→ Objective: Quote word for word the lines below, beginning with the first and ending with the one that has "375, 368, 362]". Drop the pictures.

* * * * * * *

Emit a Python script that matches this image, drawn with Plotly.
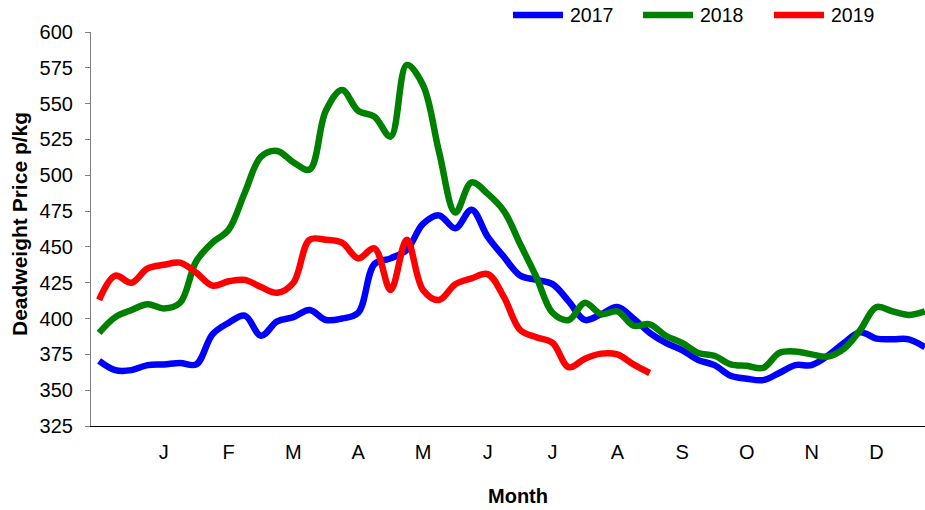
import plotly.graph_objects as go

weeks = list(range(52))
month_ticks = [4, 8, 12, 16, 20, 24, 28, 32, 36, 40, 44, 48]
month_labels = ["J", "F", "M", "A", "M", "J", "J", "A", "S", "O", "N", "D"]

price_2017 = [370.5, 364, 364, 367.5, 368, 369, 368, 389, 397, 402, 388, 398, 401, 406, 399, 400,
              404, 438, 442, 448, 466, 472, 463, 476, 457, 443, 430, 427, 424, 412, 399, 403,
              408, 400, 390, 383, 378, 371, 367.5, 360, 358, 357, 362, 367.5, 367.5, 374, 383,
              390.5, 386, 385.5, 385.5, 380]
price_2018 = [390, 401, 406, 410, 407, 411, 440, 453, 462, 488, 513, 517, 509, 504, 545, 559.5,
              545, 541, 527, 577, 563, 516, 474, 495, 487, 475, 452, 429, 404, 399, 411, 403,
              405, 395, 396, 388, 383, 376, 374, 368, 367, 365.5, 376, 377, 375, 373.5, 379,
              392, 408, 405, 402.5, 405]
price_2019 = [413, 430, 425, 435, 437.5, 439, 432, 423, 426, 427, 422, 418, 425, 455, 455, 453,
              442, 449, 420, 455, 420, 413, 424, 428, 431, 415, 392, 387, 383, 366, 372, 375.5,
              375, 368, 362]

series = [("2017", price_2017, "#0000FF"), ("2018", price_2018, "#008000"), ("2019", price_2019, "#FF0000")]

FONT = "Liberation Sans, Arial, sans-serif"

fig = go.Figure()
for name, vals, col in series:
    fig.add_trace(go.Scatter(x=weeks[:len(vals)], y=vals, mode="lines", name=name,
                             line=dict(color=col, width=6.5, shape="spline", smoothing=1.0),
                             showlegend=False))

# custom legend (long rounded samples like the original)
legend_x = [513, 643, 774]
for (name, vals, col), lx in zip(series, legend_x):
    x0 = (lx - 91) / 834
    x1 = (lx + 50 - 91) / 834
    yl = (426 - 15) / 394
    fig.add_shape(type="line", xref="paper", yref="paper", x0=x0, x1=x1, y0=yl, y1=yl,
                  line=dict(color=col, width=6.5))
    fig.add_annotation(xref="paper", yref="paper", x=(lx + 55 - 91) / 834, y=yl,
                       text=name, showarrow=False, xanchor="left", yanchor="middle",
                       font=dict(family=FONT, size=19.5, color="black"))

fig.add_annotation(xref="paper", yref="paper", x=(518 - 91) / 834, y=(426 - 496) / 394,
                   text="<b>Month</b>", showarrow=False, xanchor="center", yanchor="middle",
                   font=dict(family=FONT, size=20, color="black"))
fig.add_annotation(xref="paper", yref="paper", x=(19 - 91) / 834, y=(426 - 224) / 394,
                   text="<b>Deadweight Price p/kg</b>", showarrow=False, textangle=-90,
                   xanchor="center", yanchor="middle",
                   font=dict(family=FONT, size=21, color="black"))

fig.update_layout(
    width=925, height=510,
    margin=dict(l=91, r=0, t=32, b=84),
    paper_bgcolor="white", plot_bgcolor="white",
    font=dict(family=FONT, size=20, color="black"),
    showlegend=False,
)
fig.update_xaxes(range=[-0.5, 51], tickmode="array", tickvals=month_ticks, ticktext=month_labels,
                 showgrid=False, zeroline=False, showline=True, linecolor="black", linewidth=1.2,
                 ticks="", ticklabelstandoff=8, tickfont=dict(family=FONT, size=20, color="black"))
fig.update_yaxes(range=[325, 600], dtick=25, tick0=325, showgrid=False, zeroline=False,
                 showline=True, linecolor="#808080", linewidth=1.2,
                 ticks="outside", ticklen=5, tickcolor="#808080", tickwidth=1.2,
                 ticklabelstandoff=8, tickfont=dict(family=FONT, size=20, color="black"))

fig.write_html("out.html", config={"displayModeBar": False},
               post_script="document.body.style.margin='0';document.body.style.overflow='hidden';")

* * * * * * *

→ Result of this exercise:
Emit a Python script that matches this image, drawn with Plotly.
import plotly.graph_objects as go

weeks = list(range(52))
month_ticks = [4, 8, 12, 16, 20, 24, 28, 32, 36, 40, 44, 48]
month_labels = ["J", "F", "M", "A", "M", "J", "J", "A", "S", "O", "N", "D"]

price_2017 = [370.5, 364, 364, 367.5, 368, 369, 368, 389, 397, 402, 388, 398, 401, 406, 399, 400,
              404, 438, 442, 448, 466, 472, 463, 476, 457, 443, 430, 427, 424, 412, 399, 403,
              408, 400, 390, 383, 378, 371, 367.5, 360, 358, 357, 362, 367.5, 367.5, 374, 383,
              390.5, 386, 385.5, 385.5, 380]
price_2018 = [390, 401, 406, 410, 407, 411, 440, 453, 462, 488, 513, 517, 509, 504, 545, 559.5,
              545, 541, 527, 577, 563, 516, 474, 495, 487, 475, 452, 429, 404, 399, 411, 403,
              405, 395, 396, 388, 383, 376, 374, 368, 367, 365.5, 376, 377, 375, 373.5, 379,
              392, 408, 405, 402.5, 405]
price_2019 = [413, 430, 425, 435, 437.5, 439, 432, 423, 426, 427, 422, 418, 425, 455, 455, 453,
              442, 449, 420, 455, 420, 413, 424, 428, 431, 415, 392, 387, 383, 366, 372, 375.5,
              375, 368, 362]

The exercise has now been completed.